__Directions__
The line holding "const H = 499 - margin.top - margin.bottom;" is the last one to output; start at the first line of the data, keep every line in between exactly, and leave out pictures.

-- Dataset extract start --

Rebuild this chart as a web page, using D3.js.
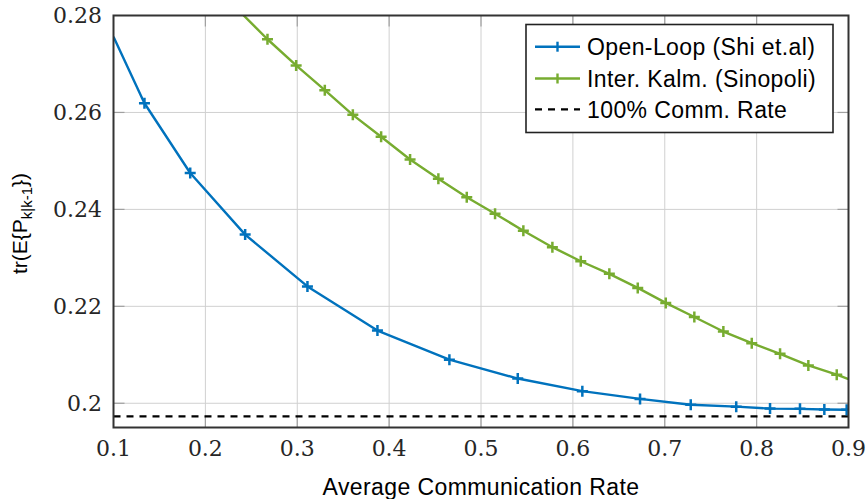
<!DOCTYPE html>
<html>
<head>
<meta charset="utf-8">
<script src="https://cdn.jsdelivr.net/npm/d3@7"></script>
<style>
  html, body { margin: 0; padding: 0; background: #fff; }
  svg { display: block; }
</style>
</head>
<body>
<svg id="chart" width="867" height="499"></svg>
<script>
// Open-loop estimator (Shi et al.)
const openLoopX = [0.1, 0.1337, 0.1835, 0.2433, 0.3111, 0.3873, 0.4656, 0.5400, 0.6103, 0.6731,
                   0.7283, 0.7778, 0.8146, 0.8472, 0.8737, 0.8980, 0.9];
const openLoopY = [0.2756, 0.2619, 0.2475, 0.2348, 0.2241, 0.2150, 0.2090, 0.2051, 0.2025, 0.2009,
                   0.1997, 0.1993, 0.1989, 0.19885, 0.1987, 0.19865, 0.19864];

// Intermittent Kalman filter (Sinopoli)
const kalmanX = [0.2365, 0.2676, 0.2988, 0.3300, 0.3605, 0.3913, 0.4228, 0.4536, 0.4845, 0.5153,
                 0.5461, 0.5777, 0.6086, 0.6397, 0.6706, 0.7011, 0.7322, 0.7638, 0.7947, 0.8255,
                 0.8563, 0.8872, 0.9];
const kalmanY = [0.2810, 0.2751, 0.2697, 0.2646, 0.2595, 0.2550, 0.2503, 0.2463, 0.2425, 0.2391,
                 0.2356, 0.2322, 0.2293, 0.2267, 0.2238, 0.2207, 0.2178, 0.2148, 0.2124, 0.2102,
                 0.2078, 0.2059, 0.2050];

// Full-rate reference level
const fullRateY = 0.1973;

const xTicks = [0.1, 0.2, 0.3, 0.4, 0.5, 0.6, 0.7, 0.8, 0.9];
const yTicks = [0.20, 0.22, 0.24, 0.26, 0.28];
const yTickLabels = ["0.2", "0.22", "0.24", "0.26", "0.28"];

const legendLabels = ["Open-Loop (Shi et.al)", "Inter. Kalm. (Sinopoli)", "100% Comm. Rate"];
const seriesColors = ["#0072BD", "#77AC30", "#000000"];

const svg = d3.select("#chart");
const margin = { left: 113.5, right: 867 - 848.5, top: 15.5, bottom: 499 - 427.5 };
const W = 867 - margin.left - margin.right;
const H = 499 - margin.top - margin.bottom;

const x = d3.scaleLinear().domain([0.1, 0.9]).range([margin.left, margin.left + W]);
const y = d3.scaleLinear().domain([0.195, 0.28]).range([margin.top + H, margin.top]);

svg.append("defs").append("clipPath").attr("id", "plot-clip")
  .append("rect").attr("x", margin.left).attr("y", margin.top).attr("width", W).attr("height", H);

// Grid
const grid = svg.append("g");
grid.selectAll("line.gx").data(xTicks.slice(1, -1)).join("line")
  .attr("x1", d => x(d)).attr("x2", d => x(d))
  .attr("y1", margin.top).attr("y2", margin.top + H)
  .attr("stroke", "#d0d0d0").attr("stroke-width", 1);
grid.selectAll("line.gy").data(yTicks.slice(0, -1)).join("line")
  .attr("x1", margin.left).attr("x2", margin.left + W)
  .attr("y1", d => y(d)).attr("y2", d => y(d))
  .attr("stroke", "#d0d0d0").attr("stroke-width", 1);

// Inner tick marks
const tickLen = 11;
const ticks = svg.append("g").attr("stroke", "#a0a0a0").attr("stroke-width", 1.2);
yTicks.slice(0, -1).forEach(v => {
  ticks.append("line").attr("x1", margin.left).attr("x2", margin.left + tickLen).attr("y1", y(v)).attr("y2", y(v));
  ticks.append("line").attr("x1", margin.left + W - tickLen).attr("x2", margin.left + W).attr("y1", y(v)).attr("y2", y(v));
});
xTicks.slice(1, -1).forEach(v => {
  ticks.append("line").attr("x1", x(v)).attr("x2", x(v)).attr("y1", margin.top).attr("y2", margin.top + tickLen);
  ticks.append("line").attr("x1", x(v)).attr("x2", x(v)).attr("y1", margin.top + H - tickLen).attr("y2", margin.top + H);
});

const plot = svg.append("g").attr("clip-path", "url(#plot-clip)");

// 100% communication rate level
plot.append("line")
  .attr("x1", x(0.1)).attr("x2", x(0.9))
  .attr("y1", y(fullRateY)).attr("y2", y(fullRateY))
  .attr("stroke", "#000").attr("stroke-width", 2.2).attr("stroke-dasharray", "7,6");

const line = d3.line().x(d => x(d[0])).y(d => y(d[1]));

function drawSeries(xs, ys, color) {
  const pts = xs.map((v, i) => [v, ys[i]]);
  plot.append("path").datum(pts)
    .attr("fill", "none").attr("stroke", color).attr("stroke-width", 2.4)
    .attr("stroke-linejoin", "round")
    .attr("d", line);
  const m = 5.5;
  const marks = plot.append("g").attr("stroke", color).attr("stroke-width", 2.5);
  pts.slice(1, -1).forEach(p => {
    const cx = x(p[0]), cy = y(p[1]);
    marks.append("line").attr("x1", cx - m).attr("x2", cx + m).attr("y1", cy).attr("y2", cy);
    marks.append("line").attr("x1", cx).attr("x2", cx).attr("y1", cy - m).attr("y2", cy + m);
  });
}
drawSeries(openLoopX, openLoopY, seriesColors[0]);
drawSeries(kalmanX, kalmanY, seriesColors[1]);

// Axis frame
svg.append("rect")
  .attr("x", margin.left).attr("y", margin.top).attr("width", W).attr("height", H)
  .attr("fill", "none").attr("stroke", "#333").attr("stroke-width", 2);

// Tick labels
const tickFont = "'DejaVu Serif', serif";
svg.append("g").selectAll("text").data(xTicks).join("text")
  .attr("x", d => x(d)).attr("y", 456)
  .attr("text-anchor", "middle")
  .attr("font-family", tickFont).attr("font-size", 22).attr("fill", "#262626")
  .text(d => d3.format(".1f")(d));
svg.append("g").selectAll("text").data(yTicks).join("text")
  .attr("x", 102).attr("y", d => y(d)).attr("dy", "0.36em")
  .attr("text-anchor", "end")
  .attr("font-family", tickFont).attr("font-size", 22).attr("fill", "#262626")
  .text((d, i) => yTickLabels[i]);

// Axis titles
const labelFont = "'Liberation Sans', Arial, sans-serif";
svg.append("text")
  .attr("x", x(0.5)).attr("y", 495)
  .attr("text-anchor", "middle")
  .attr("font-family", labelFont).attr("font-size", 23).attr("letter-spacing", 0.4).attr("fill", "#000")
  .text("Average Communication Rate");

const yl = svg.append("text")
  .attr("transform", `translate(27, ${margin.top + H / 2 + 2}) rotate(-90)`)
  .attr("text-anchor", "middle")
  .attr("font-family", labelFont).attr("font-size", 21).attr("fill", "#000");
yl.append("tspan").text("tr(E{P");
yl.append("tspan").attr("font-size", 15).attr("dy", 5).text("k|k-1");
yl.append("tspan").attr("dy", -5).text("})");

// Legend
const lg = svg.append("g");
lg.append("rect")
  .attr("x", 526).attr("y", 24.5).attr("width", 307).attr("height", 108)
  .attr("fill", "#fff").attr("stroke", "#222").attr("stroke-width", 1.6);
const rowsY = [46.7, 78.5, 109.3];
legendLabels.forEach((lab, i) => {
  const ry = rowsY[i];
  const sample = lg.append("g").attr("stroke", seriesColors[i]).attr("stroke-width", 2.4);
  if (i < 2) {
    sample.append("line").attr("x1", 535).attr("x2", 580).attr("y1", ry).attr("y2", ry);
    sample.append("line").attr("x1", 557.5).attr("x2", 557.5).attr("y1", ry - 5).attr("y2", ry + 5);
  } else {
    sample.append("line").attr("x1", 535).attr("x2", 580).attr("y1", ry).attr("y2", ry)
      .attr("stroke-dasharray", "7,6").attr("stroke-width", 2.2);
  }
  lg.append("text")
    .attr("x", 587).attr("y", ry).attr("dy", "0.36em")
    .attr("font-family", labelFont).attr("font-size", 23).attr("letter-spacing", 0.4).attr("fill", "#000")
    .text(lab);
});
</script>
</body>
</html>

-- Dataset extract end --

__Reply to the task__
Rebuild this chart as a web page, using D3.js.
<!DOCTYPE html>
<html>
<head>
<meta charset="utf-8">
<script src="https://cdn.jsdelivr.net/npm/d3@7"></script>
<style>
  html, body { margin: 0; padding: 0; background: #fff; }
  svg { display: block; }
</style>
</head>
<body>
<svg id="chart" width="867" height="499"></svg>
<script>
// Open-loop estimator (Shi et al.)
const openLoopX = [0.1, 0.1337, 0.1835, 0.2433, 0.3111, 0.3873, 0.4656, 0.5400, 0.6103, 0.6731,
                   0.7283, 0.7778, 0.8146, 0.8472, 0.8737, 0.8980, 0.9];
const openLoopY = [0.2756, 0.2619, 0.2475, 0.2348, 0.2241, 0.2150, 0.2090, 0.2051, 0.2025, 0.2009,
                   0.1997, 0.1993, 0.1989, 0.19885, 0.1987, 0.19865, 0.19864];

// Intermittent Kalman filter (Sinopoli)
const kalmanX = [0.2365, 0.2676, 0.2988, 0.3300, 0.3605, 0.3913, 0.4228, 0.4536, 0.4845, 0.5153,
                 0.5461, 0.5777, 0.6086, 0.6397, 0.6706, 0.7011, 0.7322, 0.7638, 0.7947, 0.8255,
                 0.8563, 0.8872, 0.9];
const kalmanY = [0.2810, 0.2751, 0.2697, 0.2646, 0.2595, 0.2550, 0.2503, 0.2463, 0.2425, 0.2391,
                 0.2356, 0.2322, 0.2293, 0.2267, 0.2238, 0.2207, 0.2178, 0.2148, 0.2124, 0.2102,
                 0.2078, 0.2059, 0.2050];

// Full-rate reference level
const fullRateY = 0.1973;

const xTicks = [0.1, 0.2, 0.3, 0.4, 0.5, 0.6, 0.7, 0.8, 0.9];
const yTicks = [0.20, 0.22, 0.24, 0.26, 0.28];
const yTickLabels = ["0.2", "0.22", "0.24", "0.26", "0.28"];

const legendLabels = ["Open-Loop (Shi et.al)", "Inter. Kalm. (Sinopoli)", "100% Comm. Rate"];
const seriesColors = ["#0072BD", "#77AC30", "#000000"];

const svg = d3.select("#chart");
const margin = { left: 113.5, right: 867 - 848.5, top: 15.5, bottom: 499 - 427.5 };
const W = 867 - margin.left - margin.right;
const H = 499 - margin.top - margin.bottom;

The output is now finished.